▶ _WHAT NEEDS TO BE DONE_: Type again, exactly, the lines below from the start through the line that includes "import pandas as pd".

▶ _SUPPLIED MATERIAL_:

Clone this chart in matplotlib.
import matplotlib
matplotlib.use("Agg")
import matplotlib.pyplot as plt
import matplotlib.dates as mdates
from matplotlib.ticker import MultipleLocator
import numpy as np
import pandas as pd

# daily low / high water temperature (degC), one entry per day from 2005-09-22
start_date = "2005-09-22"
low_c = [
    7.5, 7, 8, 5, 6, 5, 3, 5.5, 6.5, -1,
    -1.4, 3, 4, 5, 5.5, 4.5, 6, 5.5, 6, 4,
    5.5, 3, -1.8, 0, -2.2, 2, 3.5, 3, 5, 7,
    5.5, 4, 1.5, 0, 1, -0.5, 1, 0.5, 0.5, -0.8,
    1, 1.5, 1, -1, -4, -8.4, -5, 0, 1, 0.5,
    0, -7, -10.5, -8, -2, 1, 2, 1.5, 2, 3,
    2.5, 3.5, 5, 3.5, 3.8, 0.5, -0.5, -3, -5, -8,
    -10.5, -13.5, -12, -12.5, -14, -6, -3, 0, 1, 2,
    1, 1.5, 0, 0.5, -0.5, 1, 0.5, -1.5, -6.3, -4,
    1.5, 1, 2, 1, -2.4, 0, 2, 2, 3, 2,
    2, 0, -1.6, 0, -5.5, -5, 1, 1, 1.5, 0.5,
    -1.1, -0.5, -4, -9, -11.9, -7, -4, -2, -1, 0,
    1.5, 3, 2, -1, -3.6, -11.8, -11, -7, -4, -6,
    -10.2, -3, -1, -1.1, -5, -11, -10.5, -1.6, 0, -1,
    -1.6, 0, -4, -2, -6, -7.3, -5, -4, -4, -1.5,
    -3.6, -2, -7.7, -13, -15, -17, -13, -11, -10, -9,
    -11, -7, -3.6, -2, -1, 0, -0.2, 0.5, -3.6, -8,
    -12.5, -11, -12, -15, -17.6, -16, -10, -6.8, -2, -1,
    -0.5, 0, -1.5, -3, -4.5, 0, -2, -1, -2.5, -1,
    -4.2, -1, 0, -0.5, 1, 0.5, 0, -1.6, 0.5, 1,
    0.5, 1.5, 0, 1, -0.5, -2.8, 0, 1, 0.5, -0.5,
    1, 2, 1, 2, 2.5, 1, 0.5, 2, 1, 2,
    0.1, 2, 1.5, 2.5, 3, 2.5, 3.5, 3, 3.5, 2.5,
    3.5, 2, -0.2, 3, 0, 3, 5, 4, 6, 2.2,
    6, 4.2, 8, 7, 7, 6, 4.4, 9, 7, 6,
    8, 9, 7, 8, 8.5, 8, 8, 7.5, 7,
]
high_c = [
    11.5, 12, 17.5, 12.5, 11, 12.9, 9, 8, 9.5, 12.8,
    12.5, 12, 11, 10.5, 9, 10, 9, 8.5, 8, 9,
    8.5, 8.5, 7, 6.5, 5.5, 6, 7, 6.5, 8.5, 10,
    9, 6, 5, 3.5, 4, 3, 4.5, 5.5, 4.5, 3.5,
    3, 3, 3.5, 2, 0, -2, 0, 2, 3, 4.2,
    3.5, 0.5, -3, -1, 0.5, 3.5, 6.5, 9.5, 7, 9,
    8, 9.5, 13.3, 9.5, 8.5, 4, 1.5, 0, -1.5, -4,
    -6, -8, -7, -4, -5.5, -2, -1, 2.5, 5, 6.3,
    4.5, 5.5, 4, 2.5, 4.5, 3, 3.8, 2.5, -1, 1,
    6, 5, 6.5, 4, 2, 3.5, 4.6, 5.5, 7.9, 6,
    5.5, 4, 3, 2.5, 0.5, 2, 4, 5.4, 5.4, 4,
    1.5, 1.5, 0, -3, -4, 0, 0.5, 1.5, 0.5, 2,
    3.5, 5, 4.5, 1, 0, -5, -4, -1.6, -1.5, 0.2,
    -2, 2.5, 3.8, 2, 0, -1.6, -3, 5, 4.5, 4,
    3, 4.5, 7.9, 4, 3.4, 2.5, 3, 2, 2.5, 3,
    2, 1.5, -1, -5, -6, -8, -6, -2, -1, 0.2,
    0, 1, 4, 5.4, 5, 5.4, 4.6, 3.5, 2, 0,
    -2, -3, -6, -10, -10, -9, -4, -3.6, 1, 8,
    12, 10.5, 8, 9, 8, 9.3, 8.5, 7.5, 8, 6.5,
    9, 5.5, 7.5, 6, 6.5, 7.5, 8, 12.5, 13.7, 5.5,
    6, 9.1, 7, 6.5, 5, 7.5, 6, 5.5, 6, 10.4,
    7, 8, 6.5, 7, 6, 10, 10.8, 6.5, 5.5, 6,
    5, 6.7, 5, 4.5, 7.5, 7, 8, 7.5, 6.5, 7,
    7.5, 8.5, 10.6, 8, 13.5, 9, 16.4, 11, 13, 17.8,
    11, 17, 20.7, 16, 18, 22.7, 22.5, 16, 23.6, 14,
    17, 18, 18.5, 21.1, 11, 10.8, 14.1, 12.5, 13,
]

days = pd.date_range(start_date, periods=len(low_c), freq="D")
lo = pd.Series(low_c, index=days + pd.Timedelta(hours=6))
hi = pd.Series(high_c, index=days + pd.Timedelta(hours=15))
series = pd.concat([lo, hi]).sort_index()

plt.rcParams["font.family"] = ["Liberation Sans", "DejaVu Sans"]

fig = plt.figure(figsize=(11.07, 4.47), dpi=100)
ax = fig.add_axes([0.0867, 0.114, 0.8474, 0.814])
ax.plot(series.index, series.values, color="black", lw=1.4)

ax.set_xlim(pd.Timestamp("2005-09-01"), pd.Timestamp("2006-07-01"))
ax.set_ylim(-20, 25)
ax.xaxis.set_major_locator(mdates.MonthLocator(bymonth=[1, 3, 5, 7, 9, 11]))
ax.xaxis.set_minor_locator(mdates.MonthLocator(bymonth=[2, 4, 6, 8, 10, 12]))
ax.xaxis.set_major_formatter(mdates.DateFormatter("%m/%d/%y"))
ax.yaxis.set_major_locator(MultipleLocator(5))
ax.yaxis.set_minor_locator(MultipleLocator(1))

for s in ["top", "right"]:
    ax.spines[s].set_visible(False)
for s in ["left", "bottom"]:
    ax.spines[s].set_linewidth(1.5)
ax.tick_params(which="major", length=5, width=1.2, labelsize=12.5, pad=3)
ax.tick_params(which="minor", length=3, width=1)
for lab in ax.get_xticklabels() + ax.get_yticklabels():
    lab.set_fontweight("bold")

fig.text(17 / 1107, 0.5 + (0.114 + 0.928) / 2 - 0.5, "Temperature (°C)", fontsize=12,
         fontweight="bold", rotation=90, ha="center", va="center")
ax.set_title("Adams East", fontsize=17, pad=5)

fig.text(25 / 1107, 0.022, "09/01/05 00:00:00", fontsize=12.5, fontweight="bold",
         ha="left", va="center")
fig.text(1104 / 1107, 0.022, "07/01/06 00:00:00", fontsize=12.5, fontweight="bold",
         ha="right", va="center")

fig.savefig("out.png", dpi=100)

▶ _RESULT OF THE EXERCISE_:
Clone this chart in matplotlib.
import matplotlib
matplotlib.use("Agg")
import matplotlib.pyplot as plt
import matplotlib.dates as mdates
from matplotlib.ticker import MultipleLocator
import numpy as np
import pandas as pd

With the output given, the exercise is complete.